FIG. 13 is a timing chart illustrating operations of the display control circuit 3 and the signal line driving circuit 6 in the conventional LCD device 1. This shows that the display control circuit 3 always outputs pixel data in response to input pixel data and that the signal driving circuit 6 always performs a latch operation of pixel data.
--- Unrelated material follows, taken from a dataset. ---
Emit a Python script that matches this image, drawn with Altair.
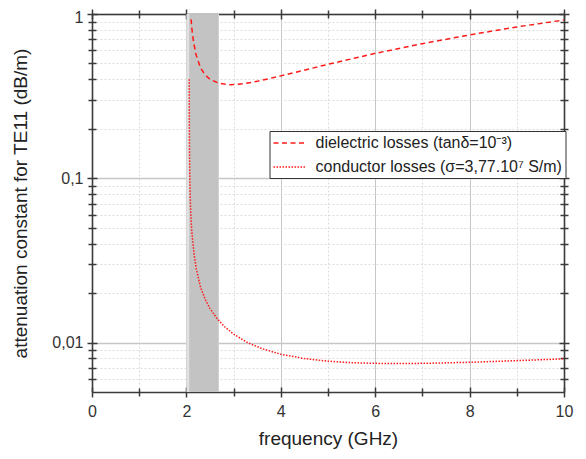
import altair as alt
import pandas as pd

# ---- data ----
freq_dielectric = [2.10, 2.11, 2.15, 2.2, 2.3, 2.4, 2.5, 2.7, 2.9, 3.2, 3.5, 4.0, 5.0, 6.0, 7.0, 8.0, 9.0, 10.0]
alpha_dielectric = [0.93, 0.84, 0.68, 0.57, 0.47, 0.425, 0.40, 0.378, 0.371, 0.376, 0.389, 0.42, 0.494, 0.576, 0.66, 0.746, 0.834, 0.92]

freq_conductor = [2.06, 2.062, 2.065, 2.07, 2.08, 2.09, 2.11, 2.16, 2.21, 2.3, 2.4, 2.5, 2.65, 2.8, 3.0, 3.3,
                  3.6, 4.0, 4.5, 5.0, 5.5, 6.0, 6.5, 7.0, 8.0, 9.0, 10.0]
alpha_conductor = [0.40, 0.22, 0.15, 0.11, 0.078, 0.064, 0.049, 0.035, 0.028, 0.0217, 0.0183, 0.0161, 0.0140,
                   0.01255, 0.01125, 0.00998, 0.00918, 0.00849, 0.00799, 0.0077, 0.00754, 0.00747, 0.00745,
                   0.00747, 0.00758, 0.00776, 0.00796]

series_names = ["dielectric losses (tanδ=10⁻³)", "conductor losses (σ=3,77.10⁷ S/m)"]

band_light = [2.0, 2.69]
band_dark = [2.06, 2.68]

x_ticks = [0, 1, 2, 3, 4, 5, 6, 7, 8, 9, 10]
y_ticks = [0.006, 0.007, 0.008, 0.009, 0.01, 0.02, 0.03, 0.04, 0.05, 0.06, 0.07, 0.08, 0.09,
           0.1, 0.2, 0.3, 0.4, 0.5, 0.6, 0.7, 0.8, 0.9, 1]

x_domain = [0, 10]
y_domain = [0.005, 1]

# ---- tables ----
df = pd.concat([
    pd.DataFrame({"freq": freq_dielectric, "alpha": alpha_dielectric, "series": series_names[0]}),
    pd.DataFrame({"freq": freq_conductor, "alpha": alpha_conductor, "series": series_names[1]}),
], ignore_index=True)

bands = pd.DataFrame({
    "x1": [band_light[0], band_dark[0]],
    "x2": [band_light[1], band_dark[1]],
    "kind": ["light", "dark"],
})

W, H = 472, 378
FONT = "Liberation Sans"

xscale = alt.Scale(domain=x_domain, nice=False, zero=False)
yscale = alt.Scale(type="log", domain=y_domain, nice=False)

x_major = "datum.value % 2 == 0"
y_major = "datum.value == 1 || datum.value == 0.1 || datum.value == 0.01"

x_ticksize = {"condition": {"test": x_major, "value": 5}, "value": 4}
y_ticksize = {"condition": {"test": y_major, "value": 5}, "value": 4}


def x_axis(orient, labels=False, grid=False, title=None, offset=0, domain=True):
    kw = dict(orient=orient, values=x_ticks, tickSize=x_ticksize, labels=labels, grid=grid,
              domain=domain, offset=offset, labelFlush=False, labelOverlap=False)
    if labels:
        kw.update(labelExpr=f"{x_major} ? datum.label : ''", labelPadding=6)
    if grid:
        kw.update(gridColor={"condition": {"test": x_major, "value": "#c6c6c6"}, "value": "#dcdcdc"},
                  gridDash={"condition": {"test": x_major, "value": []}, "value": [2, 2]},
                  gridWidth=1)
    if title:
        kw.update(title=title, titleY=37)
    else:
        kw.update(title=None)
    return alt.Axis(**kw)


def y_axis(orient, labels=False, grid=False, title=None, offset=0, domain=True):
    kw = dict(orient=orient, values=y_ticks, tickSize=y_ticksize, labels=labels, grid=grid,
              domain=domain, offset=offset, labelOverlap=False, labelFlush=False)
    if labels:
        kw.update(labelExpr="datum.value == 1 ? '1' : datum.value == 0.1 ? '0,1' : datum.value == 0.01 ? '0,01' : ''",
                  labelPadding=4,
                  labelOffset={"condition": {"test": "datum.value == 1", "value": 3}, "value": 0})
    if grid:
        kw.update(gridColor={"condition": {"test": y_major, "value": "#c6c6c6"}, "value": "#dcdcdc"},
                  gridDash={"condition": {"test": y_major, "value": []}, "value": [2, 2]},
                  gridWidth={"condition": {"test": y_major, "value": 1.3}, "value": 1})
    if title:
        kw.update(title=title, titleX=-62)
    else:
        kw.update(title=None)
    return alt.Axis(**kw)


band_layer = alt.Chart(bands).mark_rect(opacity=1).encode(
    x=alt.X("x1:Q", scale=xscale, axis=None),
    x2="x2:Q",
    color=alt.Color("kind:N", scale=alt.Scale(domain=["light", "dark"], range=["#e0e0e0", "#c3c3c3"]), legend=None),
)

lines = alt.Chart(df).mark_line(color="#ff1a1a", strokeWidth=1.5).encode(
    x=alt.X("freq:Q", scale=xscale, axis=x_axis("bottom", labels=True, grid=True, title="frequency (GHz)")),
    y=alt.Y("alpha:Q", scale=yscale,
            axis=y_axis("left", labels=True, grid=True, title="attenuation constant for TE11 (dB/m)")),
    strokeDash=alt.StrokeDash(
        "series:N",
        scale=alt.Scale(domain=series_names, range=[[5, 3.5], [1.5, 1.5]]),
        sort=series_names,
        legend=alt.Legend(
            title=None, orient="none", legendX=177.5, legendY=117,
            symbolType="M-1,0H3", symbolSize=256, symbolStrokeWidth=1.5, symbolStrokeColor="#ff1a1a",
            labelFont=FONT, labelFontSize=16, labelColor="#222", labelOffset=25, labelLimit=400,
            padding=3, rowPadding=7, strokeColor="#333", fillColor="white", cornerRadius=0,
        ),
    ),
)


def axes_only(xa, ya):
    return alt.Chart(df).mark_point(opacity=0).encode(
        x=alt.X("freq:Q", scale=xscale, axis=xa),
        y=alt.Y("alpha:Q", scale=yscale, axis=ya),
    )


mirror = axes_only(x_axis("top"), y_axis("right"))
inward_a = axes_only(x_axis("top", offset=-H, domain=False), y_axis("right", offset=-W, domain=False))
inward_b = axes_only(x_axis("bottom", offset=-H, domain=False), y_axis("left", offset=-W, domain=False))

chart = alt.layer(band_layer, lines, mirror, inward_a, inward_b).resolve_axis(
    x="independent", y="independent"
).properties(
    width=W, height=H,
    padding={"left": 84, "top": 6, "right": 14, "bottom": 60},
    autosize=alt.AutoSizeParams(type="none"),
).configure_view(stroke=None).configure_axis(
    labelFont=FONT, titleFont=FONT, labelFontSize=16, titleFontSize=19,
    titleFontWeight="normal", labelColor="#333", titleColor="#222",
    domainColor="#3a3a3a", tickColor="#3a3a3a", domainWidth=1.6, tickWidth=1.5,
)

chart.save("out.html", embed_options={"renderer": "svg", "actions": False})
FIG. 14 is a diagram conceptually explaining transfer of gray-scale data in the conventional LCD device 1. In FIG. 14, display image data on each line is expressed in monochrome (in black and white) for simplification of descriptions. In the case of a color image, “□” shows a display image in a color serving as a reference color and having brightness at a level of a color and “▪” shows a display image in a color being different from “□” and having brightness at a level. “0” shows gray-scale data corresponding to image data “▪” and “1” shows gray-scale data corresponding to image data “□”. As shown in FIG. 14, since gray-scale data are all transferred in a vertical direction regardless of whether there is no correlation (for example, between first line and second line) or there is correlation (for example, between second line and third line), much change in data in the gray-scale data bus occurs accordingly.
Thus, in the conventional LCD device 1, input gray-scale data changes in a manner so as to correspond to a change in a signal output for each of pixel electrodes, regardless of existence of correlation in a vertical direction on a display panel (liquid crystal panel) screen and, therefore, problems occur in that an amount of transmittance data in the gray-scale data bus is large which causes an increase in power consumption associated with gray-scale data transmittance and in EMI (Electro Magnetic Interference) caused by a current change in the gray-scale data bus.